Bertempat di Grand Mercure Mirama Malang pada kamis 25 juli 2024, bersama Kompartemen Hukum Pidana Fakultas Hukum (FH), Universitas Brawijaya (UB) Malang bekerjasama dengan Pusat Riset Sistem Peradilan Pidana (PERSADA) (UB) Malang, menggelar Focus Group Discussion (FGD).

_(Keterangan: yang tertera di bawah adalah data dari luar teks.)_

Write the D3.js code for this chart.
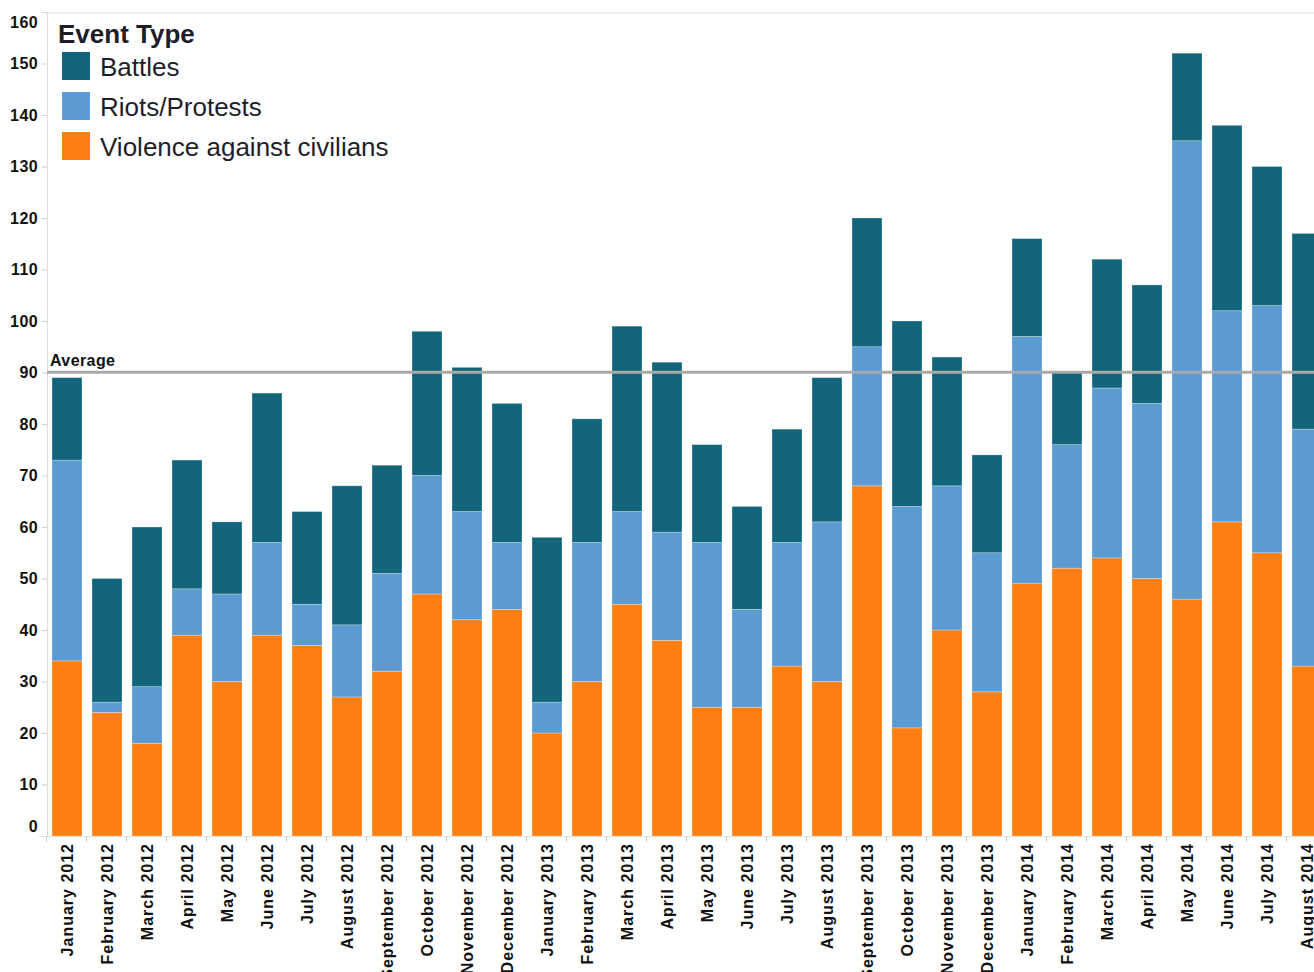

Dalam Kegiatan tersebut Imam Hidayat, S.H., M.H., selaku (Sekretaris Jenderal DPN PERADI), dan Laksda Purn. TNI Soleman B. Ponto, S.T., S.H., M.H., (Dewan Pakar DPN PERADI) turut hadir untuk memberikan masukan FGD dengan topik “UU Polri dan Dampaknya Terhadap Hukum Acara Pidana”.
Solehuddin, S.H. M.H., Koordinator Kompartemen Hukum Pidana Fakultas Hukum Universitas Brawijaya (FH UB) sekaligus Pakar Hukum Pidana (FH UB) mengungkapkan bahwa rencana revisi Undang-Undang Polri saat ini dianggap terlalu terburu-buru. Menurutnya, proses revisi ini perlu diperhatikan lebih dalam terutama dalam konteks penegakan hukum yang lebih baik.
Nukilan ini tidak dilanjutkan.